Using another field of the vegetation map as ID

You can use any field of the vegetation map as ID instead of the standard shape_id.

[13]:
validation1 = NicheValidation(niche=nv, map="../tests/data/bwk_tiny/bwk_clip.shp", id = "myid")
100%|█████████████████████████████████████████████████████████████████████████████████████████████████████████| 4/4 [00:00<00:00, 67.35it/s]

All the results per polygon will show the selected field as identifier, e.g.:

[14]:
validation1.veg_present
[14]:
vegetation 5 19 27 28
myid
id_1 NaN NaN NaN 1.0
id_2 NaN NaN NaN NaN
id_3 NaN NaN 1.0 NaN
id_4 NaN 1.0 NaN NaN
id_5 1.0 NaN NaN NaN

Using a custom vegetation table

When creating a validation, it is possible to supply a custom mapping table between the vegetation types in the map and niche types. This file must be a csv with two columns, HAB and NICHE, containing the vegetation type on the map in the HAB column, and the corresponding Niche vegetation type in the NICHE column.

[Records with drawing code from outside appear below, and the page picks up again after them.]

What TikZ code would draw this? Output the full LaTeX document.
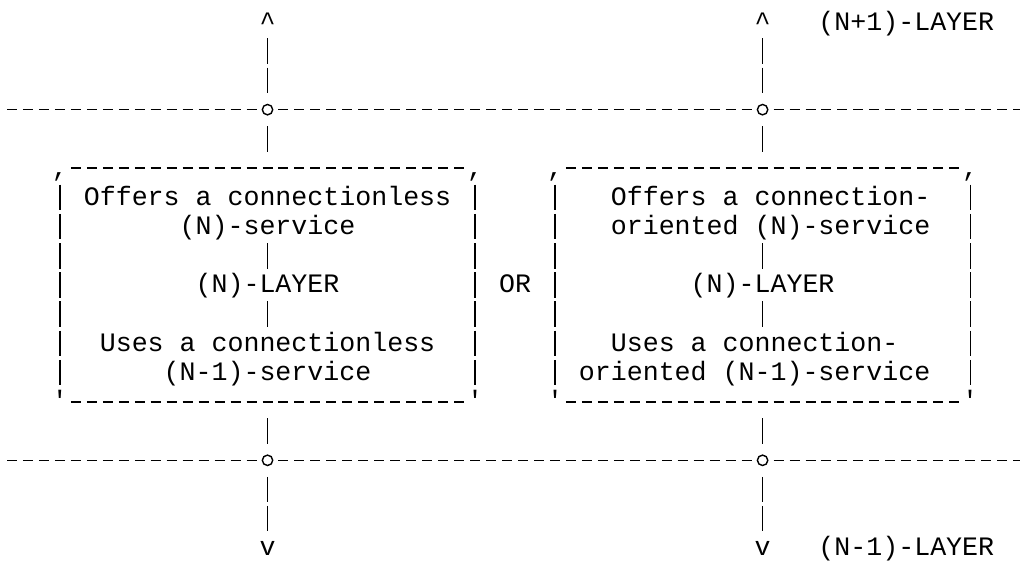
\documentclass[tikz,border=0pt]{standalone}
\usepackage{fontspec}
\newfontfamily\asciifont{Liberation Mono}
\usetikzlibrary{calc}
\begin{document}
\begin{tikzpicture}[x=1pt,y=-1pt,
  txt/.style={inner sep=0pt,outer sep=0pt,anchor=base west,
    font=\asciifont\fontsize{26.617pt}{29.22pt}\selectfont},
  glyph/.style={inner sep=0pt,outer sep=0pt,anchor=base,
    font=\asciifont\fontsize{26.617pt}{29.22pt}\selectfont},
  junction/.style={circle,draw,line width=1.4pt,minimum size=10.4pt,inner sep=0pt,outer sep=0pt},
  hdash/.style={line width=1.4pt,dash pattern=on 10pt off 5.97pt},
  vbar/.style={line width=1.4pt,dash pattern=on 25.5pt off 3.72pt},
  frame/.style={draw=none,inner sep=0pt,outer sep=0pt,minimum width=415.22pt,minimum height=233.76pt}]
\fill[white] (0,0) rectangle (1020,563);
\useasboundingbox (0,0) rectangle (1020,563);

% arrow heads and layer labels
\node[glyph] (upL) at (267.52,30) {\textasciicircum};
\node[glyph] (upR) at (762.59,30) {\textasciicircum};
\node[glyph] (dnL) at (267.52,555.96) {v};
\node[glyph] (dnR) at (762.59,555.96) {v};
\node[txt] (topLayer) at (818.47,30) {(N+1)-LAYER};
\node[txt] (botLayer) at (818.47,555.96) {(N-1)-LAYER};

% junctions on the layer boundaries
\node[junction] (jTL) at (267.52,109.66) {};
\node[junction] (jTR) at (762.59,109.66) {};
\node[junction] (jBL) at (267.52,460.3) {};
\node[junction] (jBR) at (762.59,460.3) {};
\coordinate (lTop) at (7,109.66);
\coordinate (rTop) at (1020,109.66);
\coordinate (lBot) at (7,460.3);
\coordinate (rBot) at (1020,460.3);

% boxes
\node[frame] (boxL) at (267.52,284.98) {};
\node[frame] (boxR) at (762.59,284.98) {};

% left box text
\node[txt] (offL1) at (83.85,205.32) {Offers a connectionless};
\node[txt] (offL2) at (179.67,234.54) {(N)-service};
\node[txt] (layL) at (195.64,292.98) {(N)-LAYER};
\node[txt] (usesL1) at (99.82,351.42) {Uses a connectionless};
\node[txt] (usesL2) at (163.7,380.64) {(N-1)-service};

% right box text
\node[txt] (offR1) at (610.86,205.32) {Offers a connection-};
\node[txt] (offR2) at (610.86,234.54) {oriented (N)-service};
\node[txt] (layR) at (690.71,292.98) {(N)-LAYER};
\node[txt] (usesR1) at (610.86,351.42) {Uses a connection-};
\node[txt] (usesR2) at (578.92,380.64) {oriented (N-1)-service};

\node[txt] (orLabel) at (499.07,292.98) {OR};

% layer boundary lines
\draw[hdash,shorten >=10.97pt] (lTop) -- (jTL.center);
\draw[hdash,shorten <=10.97pt,shorten >=10.97pt] (jTL.center) -- (jTR.center);
\draw[hdash,shorten <=10.97pt] (jTR.center) -- (rTop);
\draw[hdash,shorten >=10.97pt] (lBot) -- (jBL.center);
\draw[hdash,shorten <=10.97pt,shorten >=10.97pt] (jBL.center) -- (jBR.center);
\draw[hdash,shorten <=10.97pt] (jBR.center) -- (rBot);

% box frames
\foreach \b in {boxL,boxR}{
  \draw[hdash,shorten <=10.97pt,shorten >=10.97pt] (\b.north west) -- (\b.north east);
  \draw[hdash,shorten <=10.97pt,shorten >=10.97pt] (\b.south west) -- (\b.south east);
  \draw[vbar,shorten <=16.47pt,shorten >=16.47pt] (\b.north west) -- (\b.south west);
  \draw[vbar,shorten <=16.47pt,shorten >=16.47pt] (\b.north east) -- (\b.south east);
  \node[glyph] (\b nw) at ($(\b.north west)+(0,8)$) {,};
  \node[glyph] (\b ne) at ($(\b.north east)+(0,8)$) {,};
  \node[glyph] (\b sw) at ($(\b.south west)+(0,8)$) {'};
  \node[glyph] (\b se) at ($(\b.south east)+(0,8)$) {'};
}

% vertical service paths
\foreach \s/\j/\bx/\d/\o/\l/\u in {L/jTL/boxL/jBL/offL2/layL/usesL1, R/jTR/boxR/jBR/offR2/layR/usesR1}{
  \draw[vbar,shorten <=8.47pt,shorten >=16.47pt] (up\s.base) -- (\j.center);
  \draw[vbar,shorten <=16.47pt,shorten >=16.47pt] (\j.center) -- (\bx.north);
  \draw[vbar,shorten <=16.47pt,shorten >=16.47pt] (\bx.south) -- (\d.center);
  \draw[vbar,shorten <=16.47pt,shorten >=24.47pt] (\d.center) -- (dn\s.base);
  \draw[vbar,shorten <=8.47pt,shorten >=24.47pt] (\o.base -| \j.center) -- (\l.base -| \j.center);
  \draw[vbar,shorten <=8.47pt,shorten >=24.47pt] (\l.base -| \j.center) -- (\u.base -| \j.center);
}
\end{tikzpicture}
\end{document}
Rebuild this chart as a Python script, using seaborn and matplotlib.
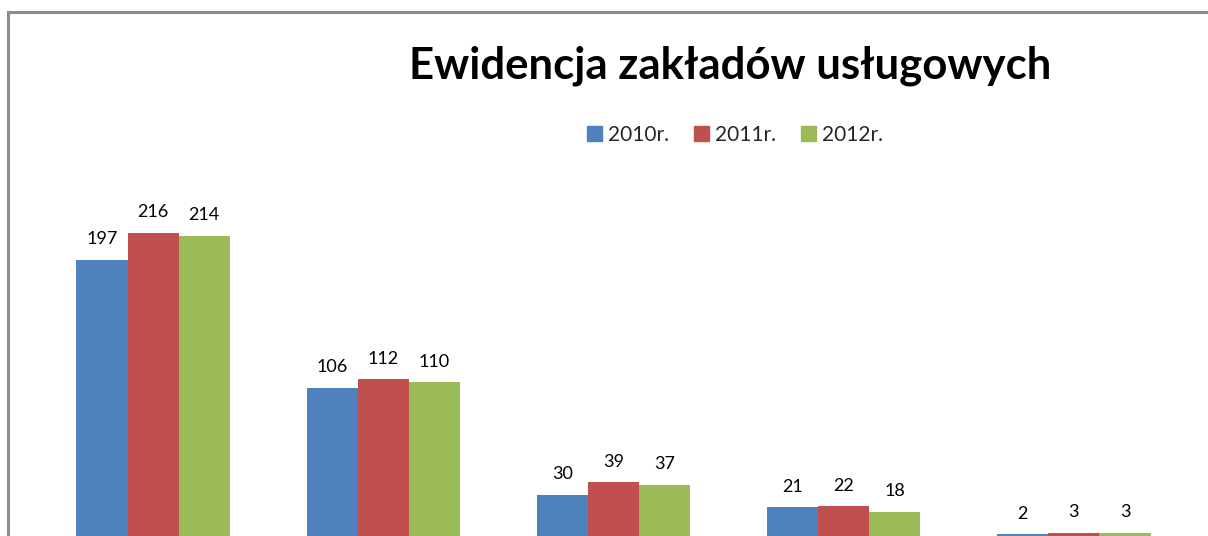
import pandas as pd
import matplotlib
matplotlib.use('Agg')
import matplotlib.pyplot as plt
import seaborn as sns
from matplotlib.patches import Rectangle

# data (category names are cut off in the picture)
categories = ['Grupa 1', 'Grupa 2', 'Grupa 3', 'Grupa 4', 'Grupa 5']
years = ['2010r.', '2011r.', '2012r.']
values_2010 = [197, 106, 30, 21, 2]
values_2011 = [216, 112, 39, 22, 3]
values_2012 = [214, 110, 37, 18, 3]
colors = ['#4F81BD', '#C0504D', '#9BBB59']

df = pd.DataFrame({
    'kategoria': categories * 3,
    'rok': [y for y in years for _ in categories],
    'liczba': values_2010 + values_2011 + values_2012,
})

sns.set_theme(style='white')
plt.rcParams['font.family'] = ['Lato', 'DejaVu Sans']

fig = plt.figure(figsize=(12.08, 5.36), dpi=100)
fig.patch.set_facecolor('white')

# chart-area frame (only left and top edges visible in the crop)
W, H = 1208, 536
fig.patches.append(Rectangle((8 / W, -0.05), 1.2, 1 - 12 / H + 0.05,
                             transform=fig.transFigure, fill=False,
                             edgecolor='#8c8c8c', linewidth=2.2, zorder=0))

ax = fig.add_axes([38 / W, -1 / H, 1151 / W, (537 - 185) / H])
sns.barplot(data=df, x='kategoria', y='liczba', hue='rok', palette=colors,
            width=0.667, saturation=1, ax=ax, legend=False, edgecolor='none')
ax.set_xlim(-0.5, 4.5)
ax.set_ylim(0, 250)
ax.axis('off')

for cont in ax.containers:
    ax.bar_label(cont, padding=9, fontsize=13, color='black')

# title and legend (centred to the right of the plot centre, as in the original)
fig.text(730 / W, 1 - 66 / H, 'Ewidencja zakładów usługowych', ha='center', va='center',
         fontsize=31.5, fontweight='bold', color='black')

handles = [Rectangle((0, 0), 1, 1, color=c) for c in colors]
fig.legend(handles, years, loc='center', bbox_to_anchor=(735 / W, 1 - 135 / H), ncol=3,
           frameon=False, fontsize=15, handlelength=0.7, handleheight=0.7,
           handletextpad=0.3, columnspacing=1.2)

fig.savefig('out.png', dpi=100)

Thanks to this option you can use a vegetation map with another vegetation typology than the Natura 2000 habitats/regional important biotopes or modify the link between vegetation types on the vegetation map and Niche vegetation types.

[15]:
validation1 = NicheValidation(niche=nv, map="../tests/data/bwk_tiny/bwk_clip.shp",
                              mapping_file="custom_vegetation.csv")
100%|█████████████████████████████████████████████████████████████████████████████████████████████████████████| 2/2 [00:00<00:00, 55.96it/s]
[16]:
validation1.mapping
[16]:
col HAB NICHE_C1
0 2310 28
1 rbbsm 27

Setting the spatial resolution of the overlay

The actual overlay will compare the grid cell centres (niche predictions) with the shapefile (vegetation map). By default an upscaling factor of 5 (25 points per grid cell) is used to ensure sufficient coverage of the shapefile. For niche models of 20-25m resolution, this default value will lead to a spatial resolution of 1m, which is sufficient given the common scale of the vegetation map.

comparison between 1 and 5 upscaling

A greater upscaling factor can be used if the polygons of the vegetation map are particularly small compared to the resolution of the Niche predictions.

If upscaling is set to one (not used), only the grid center will be used, which may lead to warnings because some shapes are not covered.

[17]:
validation1 = NicheValidation(niche=nv, map="../tests/data/bwk_tiny/bwk_clip.shp", upscale=1)
100%|█████████████████████████████████████████████████████████████████████████████████████████████████████████| 4/4 [00:00<00:00, 60.46it/s]
/home/johan/Nextcloud/_proj/niche/niche_vlaanderen/niche_vlaanderen/validation.py:222: UserWarning: No overlap between potential vegetation map and shape_id 0
  warnings.warn(
/home/johan/Nextcloud/_proj/niche/niche_vlaanderen/niche_vlaanderen/validation.py:222: UserWarning: No overlap between potential vegetation map and shape_id 2
  warnings.warn(

Storing the analysis

Finally, the whole project can be saved. This will save the summary tables and the intermediate tables in a folder, and create a geopackage (vector spatial file) which contains the habitat map with all intermediate tables joined to it.

[18]:
validation.write('_validation', overwrite_files=True)

The exported files are:

[19]:
import os
os.listdir('_validation')
[19]:
['area_pot_perc_phab.csv',
 'area_pot_perc.csv',
 'potential_presence.csv',
 'area_pot.csv',
 'validation.gpkg',
 'area_effective.csv',
 'summary.csv',
 'area_nonpot.csv',
 'area_nonpot_phab.csv',
 'veg_present.csv']